Depuis ses débuts, l’influenceuse Léna Situations se trouve régulièrement au cœur de violentes vagues de cyberharcèlement, de commentaires misogynes et de remarques haineuses. Pour ses coupes de cheveux parfois, ses tenues souvent. Nouvel épisode cette semaine, en plein festival de Cannes, quelques jours après la publication d’un rapport gouvernemental alarmiste sur «l’entrisme» des Frères musulmans.
Lundi 19 mai, à l’occasion du gala organisé par la marque Chopard en marge de la 78e édition du Festival, Léna Mahfouf s’affiche avec une longue robe blanche, assortie d’un voile dans les cheveux. La robe est signée The Row, marque de luxe américaine créée par les sœurs Olsen et connue pour ses créations minimalistes.
Deux jours plus tard, mercredi 21 mai, la secrétaire générale du groupe Ensemble pour la République (EPR) Deborah Abisror-De Liem publie un message sur le réseau social X en s’en prenant directement à cette tenue. «Léna situation 2024 vs 25 : l’entrisme passe d’abord par les codes vestimentaires, c’est pourquoi l’imposer à des fillettes c’est le fondement d’infiltration de nos sociétés. Nos mères se sont battues pour que nos jupes puissent être courtes», écrit la macroniste dans un post aujourd’hui supprimé.
Son message est agrémenté de deux photos de l’influenceuse de 27 ans aux près de 5 millions d’abonnés, l’une prise en 2024, sur laquelle Léna Mahfouf porte une robe fendue et aux épaules dénudées ; et une autre prise cette année, avec la fameuse robe, plus ample et couvrante. Une comparaison censée illustrer un soi-disant «entrisme». Sur le plateau de CNews, la formule est reprise par Christine Kelly, qui accuse Léna Situations de «s’habiller à la mode des Frères musulmans».
Rapidement, la polémique enfle. Les fans de l’influenceuse se mobilisent. Le monde politique réagit lui aussi. «Léna Situations choisit sa robe. Vous, vous imposez vos fantasmes sur les musulmans. Le vrai danger pour les libertés, c’est pas la longueur des jupes. C’est la petitesse des esprits», rétorque François Ruffin, député de la Somme. Et d’appeler à ce «que le Président retrouve ses esprits et recadre ses troupes». Manuel Bompard, député LFI, affiche lui aussi son soutien : «Alors non, la robe n’a pas été faite par les Frères Musulmans mais par les Sœurs Olsen.» Nicolas Cadène, ex-rapporteur général de l’Observatoire de la laïcité, dénonce, lui, «une obsession maladive».

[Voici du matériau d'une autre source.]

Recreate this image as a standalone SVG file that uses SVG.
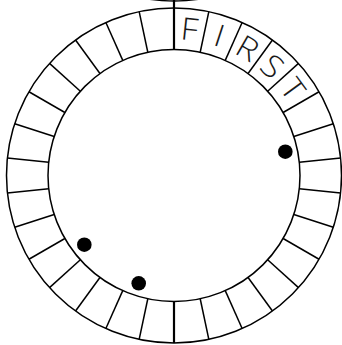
<svg xmlns="http://www.w3.org/2000/svg" width="342" height="345" viewBox="0 0 342 345">
<defs>
<style>
.ring{fill:none;stroke:#000;stroke-width:1.5}
.div{stroke:#000;stroke-width:1.5}
.axis{stroke:#000;stroke-width:2.2}
.dot{fill:#000}
.lt{font-family:"Open Sans","Lato","DejaVu Sans",sans-serif;font-weight:350;font-size:31px;fill:#1a1a1a;text-anchor:middle}
</style>
<line id="d" class="div" x1="0" y1="-126" x2="0" y2="-167.5"/>
</defs>
<rect width="342" height="345" fill="#fff"/>
<g id="top-ring"><circle class="ring" cx="174" cy="-166.5" r="167.5"/></g>
<g id="ring">
<circle class="ring" cx="174" cy="175.5" r="167.5"/>
<circle class="ring" cx="174" cy="175.5" r="126"/>
</g>
<g id="connectors" transform="translate(174 175.5)">
<use href="#d" transform="rotate(12)"/><use href="#d" transform="rotate(24)"/><use href="#d" transform="rotate(36)"/><use href="#d" transform="rotate(48)"/><use href="#d" transform="rotate(60)"/><use href="#d" transform="rotate(72)"/><use href="#d" transform="rotate(84)"/><use href="#d" transform="rotate(96)"/><use href="#d" transform="rotate(108)"/><use href="#d" transform="rotate(120)"/><use href="#d" transform="rotate(132)"/><use href="#d" transform="rotate(144)"/><use href="#d" transform="rotate(156)"/><use href="#d" transform="rotate(168)"/>
<use href="#d" transform="rotate(192)"/><use href="#d" transform="rotate(204)"/><use href="#d" transform="rotate(216)"/><use href="#d" transform="rotate(228)"/><use href="#d" transform="rotate(240)"/><use href="#d" transform="rotate(252)"/><use href="#d" transform="rotate(264)"/><use href="#d" transform="rotate(276)"/><use href="#d" transform="rotate(288)"/><use href="#d" transform="rotate(300)"/><use href="#d" transform="rotate(312)"/><use href="#d" transform="rotate(324)"/><use href="#d" transform="rotate(336)"/><use href="#d" transform="rotate(348)"/>
<line class="axis" x1="0" y1="-175.5" x2="0" y2="-126"/>
<line class="axis" x1="0" y1="126" x2="0" y2="167.5"/>
</g>
<g id="letters" transform="translate(174 175.5)">
<g id="F" transform="rotate(6) scale(1.1 1)"><text class="lt" x="0" y="-136">F</text></g>
<g id="I" transform="rotate(18) scale(1.1 1)"><text class="lt" x="0" y="-136">I</text></g>
<g id="R" transform="rotate(30) scale(1.1 1)"><text class="lt" x="0" y="-136">R</text></g>
<g id="S" transform="rotate(42) scale(1.1 1)"><text class="lt" x="0" y="-136">S</text></g>
<g id="T" transform="rotate(54) scale(1.1 1)"><text class="lt" x="0" y="-136">T</text></g>
</g>
<g id="dots">
<circle id="dot1" class="dot" cx="285.3" cy="151.7" r="7.3"/>
<circle id="dot2" class="dot" cx="84.3" cy="244.7" r="7.3"/>
<circle id="dot3" class="dot" cx="138.7" cy="283.3" r="7.3"/>
</g>
</svg>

Deborah Abisror-De Liem s’enfonce encore, et précise qu’elle ciblait avec son message des «codes vestimentaires», des codes utilisés pour «véhiculer toute une façon de vivre, comme l’était l’abaya».
Mais face au tollé provoqué par son tweet, Deborah Abisror-De Liem finit par présenter, jeudi, ses excuses à la jeune femme. «J’ai voulu aborder la mode du “modest” qui se déploie sur les réseaux sociaux et concerne d’ailleurs différentes religions. Je l’ai fait maladroitement en citant en exemple une personne déjà largement ciblée par le harcèlement en ligne et c’était une erreur», écrit la cadre du parti Renaissance dans un message publié sur X.
Jeudi soir, Léna Mahfouf a elle-même fini par prendre la parole sur ses réseaux sociaux. Dans une publication Instagram, la jeune femme, qui était restée silencieuse jusqu’ici, déclare : «Pendant ce Festival de Cannes, j’ai appris que selon certains […] j’avais rejoint les Frères musulmans. Une pensée à nos mères qui ont marché pour que nous puissions CHOISIR nos vêtements. Merci.» L’influenceuse, également femme d’affaires et youtubeuse, ajoute avoir une pensée pour toutes les femmes musulmanes «qui vivent ces jugements au quotidien mais sans le soutien d’Internet pour les défendre».